With Yahoo again at a crucial transition point, Mayer has said she will take “limited leave” following the birth of her daughters and will again work throughout her time outside the office.

The questions swirling around the company's future - Yahoo's board said on Wednesday that it had scrapped the idea of spinning off its stake in Alibaba Group and will examine a “reverse spinoff” of its other businesses instead - have also focused attention on how much Mayer could make if she and the struggling Internet pioneer end up someday parting ways.

Mayer was not only the highest paid female chief executive last year. She was also one of the best-paid CEOs overall. Depending on which ranking you check, her $42.1-million in 2014 compensation notched her as the 23rd, the 14th or even the fifth most highly paid CEO of a major US company.

While headlines and social media have buzzed this week with the figure of $157.9-million for a potential Mayer payoff in the event of her departure, that giant amount seems unlikely.

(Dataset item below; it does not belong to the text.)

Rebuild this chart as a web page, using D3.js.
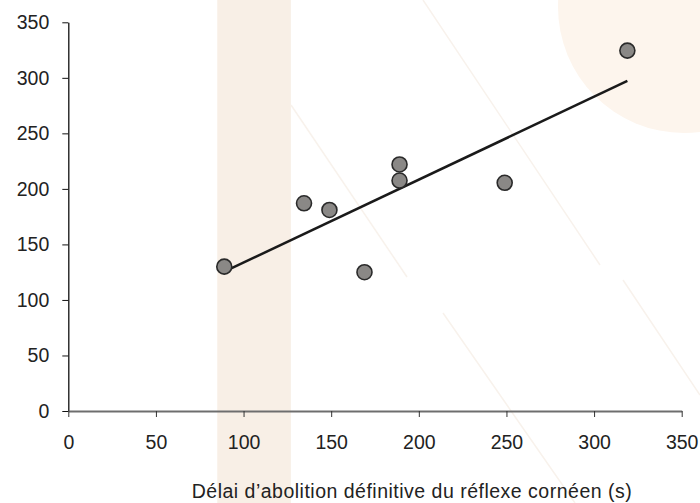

In Yahoo's most recent proxy statement, the company indeed estimates the potential value of Mayer's “change-in-control severance benefits,” as of December 31, 2014, at $157.9-million. That's the value of what Mayer's package was estimated to be if she was terminated without cause and if there was a “change-in-control” of the company, such as a sale or merger. (In a conference call with investors, Yahoo chairman Maynard Webb cautioned that there had been “no determination by the board to sell the company or any part of it” and he said the board had “complete confidence” in Yahoo's management team.)